(WORK INSTRUCTIONS):
Leaving out the pictures, retype the lines from the beginning of the listing through the line containing "($(prod.north)!0.2!(prod.east)$) -- ([xshift=29pt]ord.south);".

(DATA SECTION):
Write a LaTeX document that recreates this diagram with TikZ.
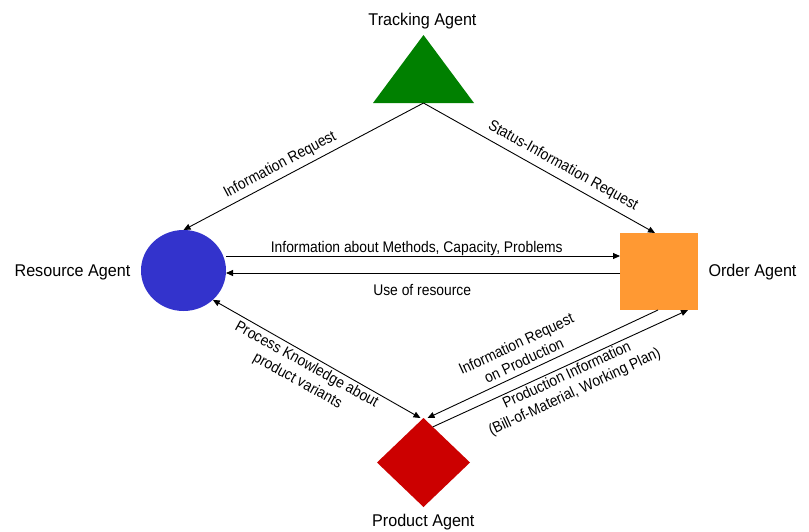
\documentclass[tikz,border=0pt]{standalone}
\usepackage{fontspec}
\setmainfont{Liberation Sans}
\newfontfamily\agentfont[FakeStretch=0.95]{Liberation Sans}
\newfontfamily\msgfont[FakeStretch=0.9]{Liberation Sans}
\usetikzlibrary{arrows.meta,shapes.geometric,calc}
\definecolor{trkgreen}{RGB}{0,128,0}
\definecolor{resblue}{RGB}{51,51,204}
\definecolor{ordorange}{RGB}{255,153,51}
\definecolor{prodred}{RGB}{204,0,0}

\begin{document}
\begin{tikzpicture}[x=1pt,y=-1pt,
  agentlabel/.style={font=\agentfont\fontsize{17}{20}\selectfont, anchor=base, inner sep=0},
  msglabel/.style={font=\msgfont\fontsize{15.4}{18.5}\selectfont, align=center, inner sep=0},
  msg/.style={line width=0.9pt, -{Triangle[length=7pt,width=6pt]}},
  shapebox/.style={inner sep=0, outer sep=0, draw=none}
]
\fill[white] (0,0) rectangle (809,531);
\useasboundingbox (0,0) rectangle (809,531);

% the four agents
\node[shapebox, rectangle, minimum width=101, minimum height=68] (trk) at (423.5,69) {};
\fill[trkgreen] (trk.south west) -- (trk.south east) -- (trk.north) -- cycle;
\node[shapebox, ellipse, fill=resblue, minimum width=85, minimum height=81] (res) at (183.5,270.5) {};
\node[shapebox, rectangle, fill=ordorange, minimum width=78, minimum height=77] (ord) at (659,271.5) {};
\node[shapebox, diamond, fill=prodred, minimum width=93, minimum height=89] (prod) at (423.5,462.5) {};

% agent names
\node[agentlabel] (trkname) at (422.5,25) {Tracking Agent};
\node[agentlabel] (resname) at (72.5,276.7) {Resource Agent};
\node[agentlabel] (ordname) at (752.5,276.7) {Order Agent};
\node[agentlabel] (prodname) at (423.3,526) {Product Agent};

% messages between agents
\draw[msg] (trk.south) -- (res.north);
\draw[msg] (trk.south) -- ([xshift=-4pt]ord.north);
\draw[msg] ([yshift=14.5pt]res.east) -- ([yshift=15.5pt]ord.west);
\draw[msg] ([yshift=-1.5pt]ord.west) -- ([yshift=-2.5pt]res.east);
\draw[msg, {Triangle[length=7pt,width=6pt]}-{Triangle[length=7pt,width=6pt]}] (res.-45) -- ([xshift=-3pt]prod.north);
\draw[msg] ([xshift=-1pt]ord.south) -- ([xshift=4pt]prod.north);
\draw[msg] ($(prod.north)!0.2!(prod.east)$) -- ([xshift=29pt]ord.south);

% message labels
\node[msglabel, rotate=28] (m1) at (280,165) {Information Request};
\node[msglabel, rotate=-29] (m2) at (563,166) {Status-Information Request};
\node[msglabel, anchor=base] (m3) at (416.7,252) {Information about Methods, Capacity, Problems};
\node[msglabel, anchor=base] (m4) at (422.2,295) {Use of resource};
\node[msglabel, rotate=-29] (m5) at (302,373) {Process Knowledge about\\product variants};
\node[msglabel, rotate=25] (m6) at (520,352) {Information Request\\on Production};
\node[msglabel, rotate=25] (m7) at (571,384) {Production Information\\(Bill-of-Material, Working Plan)};
\end{tikzpicture}
\end{document}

(REPLY TO THE TASK):
Write a LaTeX document that recreates this diagram with TikZ.
\documentclass[tikz,border=0pt]{standalone}
\usepackage{fontspec}
\setmainfont{Liberation Sans}
\newfontfamily\agentfont[FakeStretch=0.95]{Liberation Sans}
\newfontfamily\msgfont[FakeStretch=0.9]{Liberation Sans}
\usetikzlibrary{arrows.meta,shapes.geometric,calc}
\definecolor{trkgreen}{RGB}{0,128,0}
\definecolor{resblue}{RGB}{51,51,204}
\definecolor{ordorange}{RGB}{255,153,51}
\definecolor{prodred}{RGB}{204,0,0}

\begin{document}
\begin{tikzpicture}[x=1pt,y=-1pt,
  agentlabel/.style={font=\agentfont\fontsize{17}{20}\selectfont, anchor=base, inner sep=0},
  msglabel/.style={font=\msgfont\fontsize{15.4}{18.5}\selectfont, align=center, inner sep=0},
  msg/.style={line width=0.9pt, -{Triangle[length=7pt,width=6pt]}},
  shapebox/.style={inner sep=0, outer sep=0, draw=none}
]
\fill[white] (0,0) rectangle (809,531);
\useasboundingbox (0,0) rectangle (809,531);

% the four agents
\node[shapebox, rectangle, minimum width=101, minimum height=68] (trk) at (423.5,69) {};
\fill[trkgreen] (trk.south west) -- (trk.south east) -- (trk.north) -- cycle;
\node[shapebox, ellipse, fill=resblue, minimum width=85, minimum height=81] (res) at (183.5,270.5) {};
\node[shapebox, rectangle, fill=ordorange, minimum width=78, minimum height=77] (ord) at (659,271.5) {};
\node[shapebox, diamond, fill=prodred, minimum width=93, minimum height=89] (prod) at (423.5,462.5) {};

% agent names
\node[agentlabel] (trkname) at (422.5,25) {Tracking Agent};
\node[agentlabel] (resname) at (72.5,276.7) {Resource Agent};
\node[agentlabel] (ordname) at (752.5,276.7) {Order Agent};
\node[agentlabel] (prodname) at (423.3,526) {Product Agent};

% messages between agents
\draw[msg] (trk.south) -- (res.north);
\draw[msg] (trk.south) -- ([xshift=-4pt]ord.north);
\draw[msg] ([yshift=14.5pt]res.east) -- ([yshift=15.5pt]ord.west);
\draw[msg] ([yshift=-1.5pt]ord.west) -- ([yshift=-2.5pt]res.east);
\draw[msg, {Triangle[length=7pt,width=6pt]}-{Triangle[length=7pt,width=6pt]}] (res.-45) -- ([xshift=-3pt]prod.north);
\draw[msg] ([xshift=-1pt]ord.south) -- ([xshift=4pt]prod.north);
\draw[msg] ($(prod.north)!0.2!(prod.east)$) -- ([xshift=29pt]ord.south);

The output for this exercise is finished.